The Chrysler Phaeton was a four-door convertible sedan concept car built by Chrysler in 1997.

Background 
The Phaeton was inspired by Chrysler's historic Newport Phaeton, and the Imperial Parade Phaeton. It had a 48-valve 5.4 L aluminum V12 rated at 425 hp. The suspension was a modified double wishbone with independent double A-arms. Another unique feature of the car was that it had gauges in the rear seats. 

John E. Herlitz, Chrysler Corporation's Vice President of Product Design, said, "Phaeton embraces and contemporizes elegant, classic design cues from historic touring automobiles of the 1930s, 40s and 50s."

The imposing dual cowl four-door hard-top convertible was inspired by Chrysler's dual cowl 1940 Newport parade car, a vehicle used primarily for transporting dignitaries and members of elite families during that time period. "With Phaeton, we expanded the use of today's convertible by giving it four doors and two windshields," said K. Neil Walling, Chrysler Corporation's Design Director. "We took an elegant design execution that was originally intended for the wealthy and created a practical, contemporary convertible."

The dual cowl has expressive flowing lines, finely drawn details in the egg-crate grille, and a retractable rear compartment windshield. "Chrysler Phaeton effectively captures classic images from the Chrysler LHX and Chrysler Atlantic and translates them into a convertible format," said Walling.

Richness, comfort and attention-to-detail are communicated throughout the vehicle's interior which features cream and brown-colored leather trim, woven cream leather inserts, satin metal details, and Zebrano wood accents. Both front and rear passenger compartments are separate and have their own radio, climate controls, luxurious seats, arm rests and center consoles. Speedometer and tachometer gauges are also featured in both compartments which allow rear passengers to monitor vehicle performance at a glance.

The power retractable convertible hardtop was developed and built by ASC, which made convertible tops for Chrysler (until the 2007 Sebring) and was also responsible for much of the design of the Chevrolet  SSR.

Specifications 
Phaeton's 132-inch (3353 mm) wheelbase and 22-inch wheels are powered by a 48-valve 5.4 liter aluminum V12 engine. Ride and handling are enhanced by an advanced suspension, similar to that of the Dodge Viper. The body-on-frame, rear wheel drive car used a four-speed automatic with a Dana 40 axle.

"We wanted Phaeton's performance characteristics to be comparable to that of its inspirational father, the Newport," said Walling. "After all, the Newport was the pace car of the Indianapolis 500 in 1941."

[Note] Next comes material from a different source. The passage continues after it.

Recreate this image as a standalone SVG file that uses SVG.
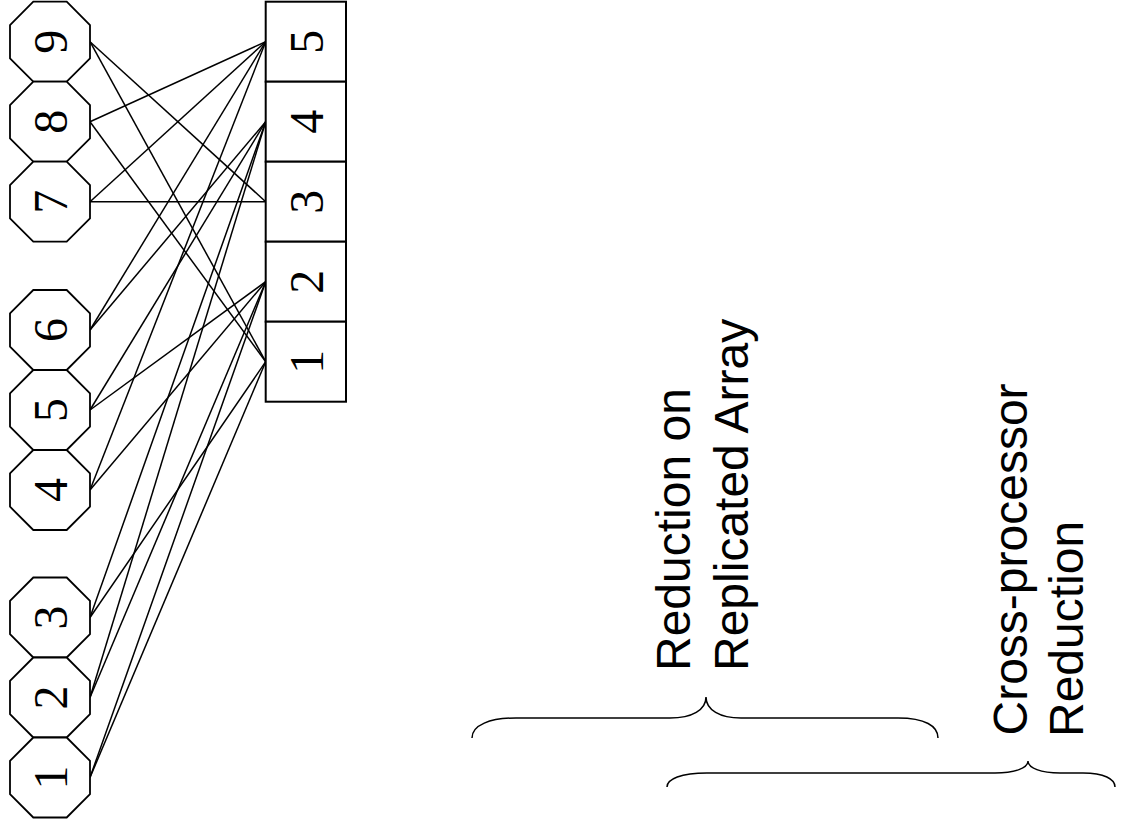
<svg xmlns="http://www.w3.org/2000/svg" xmlns:xlink="http://www.w3.org/1999/xlink" width="1147" height="833" viewBox="0 0 1147 833">
<style>
.oct{fill:#fff;stroke:#000;stroke-width:1.8}
.box{fill:#fff;stroke:#000;stroke-width:2}
.num{font-family:"Liberation Serif","Times New Roman",serif;font-size:48px;text-anchor:middle;fill:#000}
.lbl{font-family:"Liberation Sans",Arial,sans-serif;font-size:48px;fill:#000}
.conn line{stroke:#000;stroke-width:1.5}
.brace{fill:none;stroke:#000;stroke-width:1.5}
</style>
<defs>
<polygon id="oct" points="-16.7,-40 16.7,-40 40,-16.7 40,16.7 16.7,40 -16.7,40 -40,16.7 -40,-16.7"/>
</defs>
<rect width="1147" height="833" fill="#fff"/>
<g id="connectors" class="conn">
<line x1="90" y1="41.7" x2="265.7" y2="201.7"/>
<line x1="90" y1="41.7" x2="265.7" y2="361.7"/>
<line x1="90" y1="121.7" x2="265.7" y2="41.7"/>
<line x1="90" y1="121.7" x2="265.7" y2="361.7"/>
<line x1="90" y1="201.7" x2="265.7" y2="41.7"/>
<line x1="90" y1="201.7" x2="265.7" y2="201.7"/>
<line x1="90" y1="330" x2="265.7" y2="41.7"/>
<line x1="90" y1="330" x2="265.7" y2="121.7"/>
<line x1="90" y1="410" x2="265.7" y2="121.7"/>
<line x1="90" y1="410" x2="265.7" y2="281.7"/>
<line x1="90" y1="490" x2="265.7" y2="41.7"/>
<line x1="90" y1="490" x2="265.7" y2="281.7"/>
<line x1="90" y1="617.5" x2="265.7" y2="121.7"/>
<line x1="90" y1="617.5" x2="265.7" y2="361.7"/>
<line x1="90" y1="697.5" x2="265.7" y2="121.7"/>
<line x1="90" y1="697.5" x2="265.7" y2="281.7"/>
<line x1="90" y1="777.5" x2="265.7" y2="281.7"/>
<line x1="90" y1="777.5" x2="265.7" y2="361.7"/>
</g>
<g id="n9"><use class="oct" xlink:href="#oct" href="#oct" x="50" y="41.7"/><text class="num" transform="translate(67,41.7) rotate(-90)">9</text></g>
<g id="n8"><use class="oct" xlink:href="#oct" href="#oct" x="50" y="121.7"/><text class="num" transform="translate(67,121.7) rotate(-90)">8</text></g>
<g id="n7"><use class="oct" xlink:href="#oct" href="#oct" x="50" y="201.7"/><text class="num" transform="translate(67,201.7) rotate(-90)">7</text></g>
<g id="n6"><use class="oct" xlink:href="#oct" href="#oct" x="50" y="330"/><text class="num" transform="translate(67,330) rotate(-90)">6</text></g>
<g id="n5"><use class="oct" xlink:href="#oct" href="#oct" x="50" y="410"/><text class="num" transform="translate(67,410) rotate(-90)">5</text></g>
<g id="n4"><use class="oct" xlink:href="#oct" href="#oct" x="50" y="490"/><text class="num" transform="translate(67,490) rotate(-90)">4</text></g>
<g id="n3"><use class="oct" xlink:href="#oct" href="#oct" x="50" y="617.5"/><text class="num" transform="translate(67,617.5) rotate(-90)">3</text></g>
<g id="n2"><use class="oct" xlink:href="#oct" href="#oct" x="50" y="697.5"/><text class="num" transform="translate(67,697.5) rotate(-90)">2</text></g>
<g id="n1"><use class="oct" xlink:href="#oct" href="#oct" x="50" y="777.5"/><text class="num" transform="translate(67,777.5) rotate(-90)">1</text></g>
<g id="b5"><rect class="box" x="265.7" y="1.7" width="80.3" height="80"/><text class="num" transform="translate(323,41.7) rotate(-90)">5</text></g>
<g id="b4"><rect class="box" x="265.7" y="81.7" width="80.3" height="80"/><text class="num" transform="translate(323,121.7) rotate(-90)">4</text></g>
<g id="b3"><rect class="box" x="265.7" y="161.7" width="80.3" height="80"/><text class="num" transform="translate(323,201.7) rotate(-90)">3</text></g>
<g id="b2"><rect class="box" x="265.7" y="241.7" width="80.3" height="80"/><text class="num" transform="translate(323,281.7) rotate(-90)">2</text></g>
<g id="b1"><rect class="box" x="265.7" y="321.7" width="80.3" height="80"/><text class="num" transform="translate(323,361.7) rotate(-90)">1</text></g>
<g id="label-replicated">
<text class="lbl" transform="translate(690,671) rotate(-90)">Reduction on</text>
<text class="lbl" transform="translate(748,671) rotate(-90)">Replicated Array</text>
<path class="brace" d="M472,738 C472,725 490,718 516,718 L670,718 C692,718 706,710 706,697 C706,710 720,718 741,718 L898,718 C925,718 938,726 938,738"/>
</g>
<g id="label-cross">
<text class="lbl" transform="translate(1027,735.5) rotate(-90)">Cross-processor</text>
<text class="lbl" transform="translate(1083,737) rotate(-90)">Reduction</text>
<path class="brace" d="M667,787 C667,779 681,773 707,773 L995,773 C1015,773 1028,768 1028,761 C1028,768 1041,773 1060,773 L1083,773 C1104,773 1115,779 1115,787"/>
</g>
</svg>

Measurements are in inches/millimeters, unless otherwise specified.	
Length:	215.0/5461
Width:	78.0/1981
Height:	55.0/1397
Wheelbase:	132.0/3353
Front Track:	63.0/1600
Rear Track:	61.5/1562
Wheels:	Cast Aluminum
Front	8 x 22
Rear	8 x 22
Tires:	Goodyear
Front	P245/55R22
Rear	P245/55R22
Engine:	5.4 Liter V-12
425 hp (313 kW) (ACT)
Suspension:	 
Front	Modified Double Wishbone
Rear	Independent Double "A" Arm
Brakes	ABS, four-wheel disc
Transmission:	Four-speed automatic
Drivetrain:	Rear wheel drive
Dana 40 rear axle

Failure in production and representation in gaming 
Plans for the Phaeton never matriculated, and it (nor any huge car like it) never reached production as of 2020.

The car was also included as a selection in the PlayStation video game Gran Turismo 2 as a special vehicle that could only be won.